In a move that could smother competition and drive electricity prices higher, the government has taken the step of declaring the natural gas market in Cyprus as isolated and emerging, a derogation from EU regulations.
The decision was taken last week by the cabinet. It effectively means the Natural Gas Public Company (Defa) is now not only the sole lawful importer and distributor of natural gas on the island, as it was until now, but also the sole entity permitted to supply the fuel.
Although Defa is a company registered under private law, it is owned by the state. Its sole shareholder is the ministry of energy.
Defa’s lockdown on the market would squeeze out other players who would like to supply the island with natural gas.
In theory, private suppliers could still sell their gas directly to Defa, who would then sell it on to consumers.
But according to daily Politis, this too is doubtful. That is because under the cabinet decision, and given the market was declared an emerging one, the energy regulator has been granted an exemption from a relevant law that obliges it to accept and examine applications from companies wanting to secure a supply permit.
The upshot is that the regulator is now not required to even review applications from companies such as Greece’s Energean, who is offering to pipe natural gas to Cyprus from its Israeli offshore leases – and reportedly at a competitive price.
Energean had entered into letters of intent to develop the pipeline project with Vitol subsidiary VTTI Cyprus, operator of the
Vasilikos terminal, and to supply gas to private electricity producer PEC Powerenergy Cyprus. Another licensed independent power producer, a company by the name of Lyssarea, is also said to have expressed an interest in buying Energean’s gas.
In addition, Paramount Energy Corporation Ltd, owned by Cypriot businessman Akis Ellinas, has applied for a permit to build a 105-megawatt power plant running on conventional fuel.
Meantime, the government is running two separate tenders for the import of liquefied natural gas (LNG) for the purposes of electricity generation.
The state has settled on the liquefied form of the fuel – which automatically excludes companies like Energean.
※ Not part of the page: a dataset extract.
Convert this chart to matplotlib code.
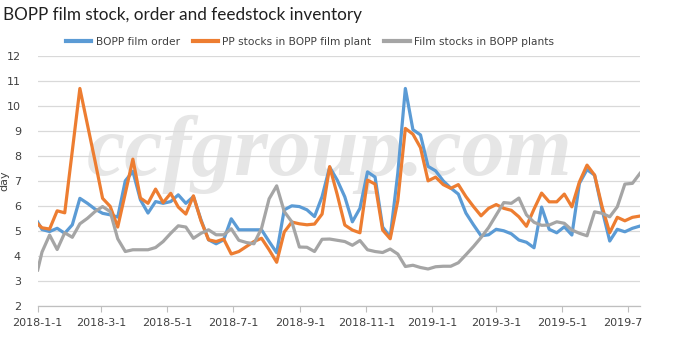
import matplotlib
matplotlib.use("Agg")
import matplotlib.pyplot as plt
import pandas as pd
from matplotlib.transforms import Bbox

# ---- data ----
dates = pd.to_datetime(["2018-01-01"]).append(
    pd.date_range("2018-01-05", "2019-07-12", freq="7D"))

bopp_order = [5.35, 5.05, 4.97, 5.1, 4.9, 5.24, 6.3, 6.1, 5.87, 5.7,
              5.64, 5.55, 7.0, 7.38, 6.24, 5.71, 6.17, 6.1, 6.17, 6.44,
              6.1, 6.37, 5.44, 4.64, 4.48, 4.64, 5.48, 5.04, 5.04, 5.04,
              5.04, 4.57, 4.12, 5.84, 6.0, 5.97, 5.84, 5.57, 6.37, 7.55,
              7.03, 6.36, 5.36, 5.9, 7.36, 7.15, 5.15, 4.75, 7.3, 10.7,
              9.05, 8.84, 7.58, 7.4, 7.0, 6.71, 6.47, 5.71, 5.24, 4.8,
              4.84, 5.06, 5.0, 4.88, 4.63, 4.54, 4.32, 5.95, 5.06, 4.92,
              5.16, 4.83, 6.9, 7.45, 7.23, 5.83, 4.59, 5.06, 4.96, 5.1,
              5.19]

pp_stocks = [5.28, 5.12, 5.07, 5.8, 5.72, 8.2, 10.7, 9.25, 7.8, 6.3,
             5.98, 5.15, 6.5, 7.87, 6.31, 6.1, 6.67, 6.13, 6.5, 5.95,
             5.67, 6.4, 5.4, 4.64, 4.57, 4.67, 4.07, 4.17, 4.37, 4.57,
             4.7, 4.24, 3.74, 4.95, 5.35, 5.28, 5.24, 5.27, 5.67, 7.57,
             6.45, 5.23, 5.03, 4.92, 7.03, 6.87, 5.03, 4.68, 6.2, 9.1,
             8.87, 8.33, 7.0, 7.15, 6.85, 6.7, 6.85, 6.37, 5.97, 5.6,
             5.9, 6.05, 5.9, 5.82, 5.56, 5.18, 5.87, 6.51, 6.16, 6.16,
             6.47, 5.96, 6.96, 7.63, 7.23, 5.96, 4.92, 5.54, 5.4, 5.54,
             5.59]

film_stocks = [3.43, 4.15, 4.83, 4.25, 4.92, 4.74, 5.28, 5.5, 5.77, 5.97,
               5.77, 4.68, 4.17, 4.24, 4.24, 4.24, 4.33, 4.57, 4.9, 5.2,
               5.15, 4.7, 4.9, 5.04, 4.84, 4.84, 5.08, 4.62, 4.53, 4.48,
               5.1, 6.28, 6.8, 5.77, 5.36, 4.35, 4.34, 4.17, 4.66, 4.67,
               4.62, 4.57, 4.42, 4.61, 4.24, 4.17, 4.13, 4.27, 4.07, 3.57,
               3.62, 3.53, 3.47, 3.56, 3.58, 3.58, 3.72, 4.04, 4.37, 4.73,
               5.13, 5.63, 6.13, 6.1, 6.31, 5.64, 5.34, 5.22, 5.23, 5.36,
               5.3, 5.03, 4.9, 4.8, 5.76, 5.7, 5.56, 5.96, 6.87, 6.9,
               7.3]

series_names = ["BOPP film order", "PP stocks in BOPP film plant",
                "Film stocks in BOPP plants"]
tick_dates = ["2018-01-01", "2018-03-01", "2018-05-01", "2018-07-01",
              "2018-09-01", "2018-11-01", "2019-01-01", "2019-03-01",
              "2019-05-01", "2019-07-01"]
tick_labels = ["2018-1-1", "2018-3-1", "2018-5-1", "2018-7-1", "2018-9-1",
               "2018-11-1", "2019-1-1", "2019-3-1", "2019-5-1", "2019-7-1"]
title = "BOPP film stock, order and feedstock inventory"

colors = ["#5B9BD5", "#ED7D31", "#A5A5A5"]
tickfont = "DejaVu Sans"

fig = plt.figure(figsize=(6.82, 3.5), dpi=100)
ax = fig.add_axes([37.7 / 682, 1 - 305.7 / 350, (640 - 37.7) / 682, (305.7 - 56) / 350])

# watermark
ax.text(0.485, 0.605, "ccfgroup.com", transform=ax.transAxes, ha="center", va="center",
        fontsize=62, family="Liberation Serif", style="italic", weight="bold",
        color="#e6e6e6", zorder=0.5)

for vals, c, name in zip([bopp_order, pp_stocks, film_stocks], colors, series_names):
    ax.plot(dates, vals, color=c, lw=2.3, label=name, solid_joinstyle="round", zorder=3)

ax.set_xlim(dates[0], dates[-1])
ax.set_ylim(2, 12)
ax.set_yticks(range(2, 13))
ax.grid(axis="y", color="#d9d9d9", lw=0.9, zorder=1)
ax.set_axisbelow(True)
for s in ["top", "right", "left"]:
    ax.spines[s].set_visible(False)
ax.spines["bottom"].set_color("#bfbfbf")
ax.spines["bottom"].set_linewidth(0.9)
ax.set_xticks(pd.to_datetime(tick_dates))
ax.set_xticklabels(tick_labels)
ax.tick_params(axis="x", length=4, color="#bfbfbf", labelsize=8, pad=5)
ax.tick_params(axis="y", length=0, labelsize=8, pad=12)
for lbl in ax.get_xticklabels() + ax.get_yticklabels():
    lbl.set_family(tickfont)
    lbl.set_color("#404040")
ax.set_ylabel("day", fontsize=8, family=tickfont, color="#404040")
ax.yaxis.set_label_coords(-(37.7 - 9) / (640 - 37.7), 0.5)

lastlbl = ax.get_xticklabels()[-1]
lastlbl.set_clip_box(Bbox([[0, 0], [642, 350]]))
lastlbl.set_clip_on(True)

fig.text(3 / 682, 1 - 15 / 350, title, fontsize=12.3, family="Lato", color="#202020",
         ha="left", va="center")

leg = fig.legend(loc="center", bbox_to_anchor=(310 / 682, 1 - 42 / 350), ncol=3,
                 frameon=False, prop={"family": tickfont, "size": 7.7},
                 handlelength=2.35, handletextpad=0.45, columnspacing=1.2,
                 borderpad=0, labelcolor="#404040")
for h in leg.legend_handles:
    h.set_linewidth(3)

fig.savefig("out.png", dpi=100)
Energy analyst Charles Ellinas has previously said that Defa’s plan to import LNG will prove to be costly.
“By the time gas arrives at the EAC not only will it have to pay for the cost of imported LNG, but also for the recovery of the cost to build and operate the necessary installations – Floating Storage Regasification Unit, gas storage and regasification, jetty, port facilities – and profit.”
Based on World Bank estimates for the price of gas in Europe averaging at $7.50 in the period between 2020 and 2030, the final cost could rise to $11-12/mmbtu.
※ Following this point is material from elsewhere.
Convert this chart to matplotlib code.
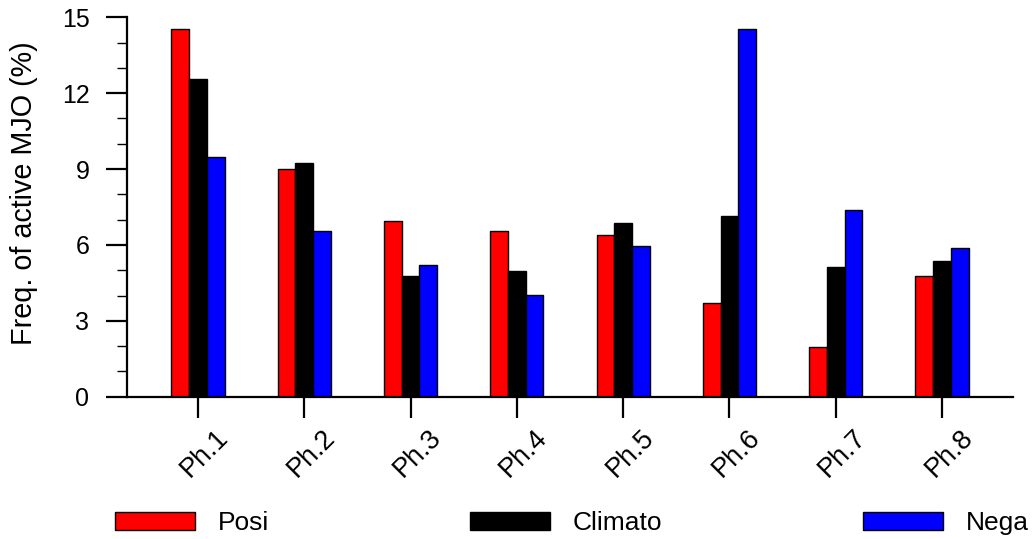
import numpy as np
import matplotlib
matplotlib.use("Agg")
import matplotlib.pyplot as plt
import matplotlib.transforms as mtransforms
from matplotlib.patches import Patch
from matplotlib.ticker import MultipleLocator

plt.rcParams['font.family'] = ['Liberation Sans', 'DejaVu Sans']

phases = ["Ph.1", "Ph.2", "Ph.3", "Ph.4", "Ph.5", "Ph.6", "Ph.7", "Ph.8"]
posi = [14.55, 9.02, 6.96, 6.54, 6.41, 3.69, 1.97, 4.78]
climato = [12.56, 9.23, 4.77, 4.96, 6.88, 7.13, 5.14, 5.37]
nega = [9.47, 6.54, 5.21, 4.03, 5.96, 14.55, 7.37, 5.87]
series_names = ["Posi", "Climato", "Nega"]
series_colors = ["#ff0000", "#000000", "#0000ff"]

fig = plt.figure(figsize=(10.35, 5.39), dpi=100)
ax = fig.add_axes([0.1227, 0.264, 0.856, 0.704])

x = np.arange(1, len(phases) + 1)
w = 0.167
for off, vals, col in zip([-w, 0, w], [posi, climato, nega], series_colors):
    ax.bar(x + off, vals, width=w, color=col, edgecolor='black', linewidth=1.0)

ax.set_xlim(1/3, 8 + 2/3)
ax.set_ylim(0, 15)
ax.yaxis.set_major_locator(MultipleLocator(3))
ax.yaxis.set_minor_locator(MultipleLocator(1))
ax.set_xticks(x)
ax.set_xticklabels([])

# rotated phase labels, nudged a bit right of the ticks like the original
offset = mtransforms.ScaledTranslation(7/100, -28/100, fig.dpi_scale_trans)
for xi, lab in zip(x, phases):
    ax.text(xi, 0, lab, rotation=45, ha='center', va='top', fontsize=19.5,
            transform=ax.get_xaxis_transform() + offset)

for s in ['top', 'right']:
    ax.spines[s].set_visible(False)
for s in ['left', 'bottom']:
    ax.spines[s].set_linewidth(1.6)

ax.tick_params(axis='y', which='major', direction='out', length=15, width=1.6,
               labelsize=18, pad=12)
ax.tick_params(axis='y', which='minor', direction='out', length=7, width=1.0)
ax.tick_params(axis='x', which='major', direction='out', length=15, width=1.6)

ax.set_ylabel("Freq. of active MJO (%)", fontsize=20.7)
ax.yaxis.set_label_coords(-0.1, 0.537)

handles = [Patch(facecolor=c, edgecolor='black', linewidth=1.0) for c in series_colors]
fig.legend(handles, series_names, loc='center left', bbox_to_anchor=(115/1035, 0.0297),
           ncol=3, frameon=False, fontsize=19, handlelength=3.05, handleheight=0.7,
           handletextpad=0.85, columnspacing=7.6, borderpad=0, borderaxespad=0)

fig.savefig("out.png", dpi=100)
By comparison, Ellinas calculates that Energean’s offer to deliver gas would cost about $6.50-7.00/mmbtu, leading to a substantial reduction in the price of electricity.
In the meantime, the Employers and Industrialists Federation (OEV) has weighed in on the issue.
Last week OEV met with a delegation of Energean, who presented their proposal to sell gas.
Asked by Politis to comment on his impressions of the company, OEV director Michalis Antoniou described them as “serious professionals who, at first sight, come to us with a very serious proposal.”
Later this week OEV will be meeting with the board of Defa to be briefed on the two LNG tenders underway.
“Our sole criterion is the interest of business and the economy. Crucial decisions are pending on energy,” Antoniou said, alluding to businesses’ concern over the already high operating cost of electricity in Cyprus.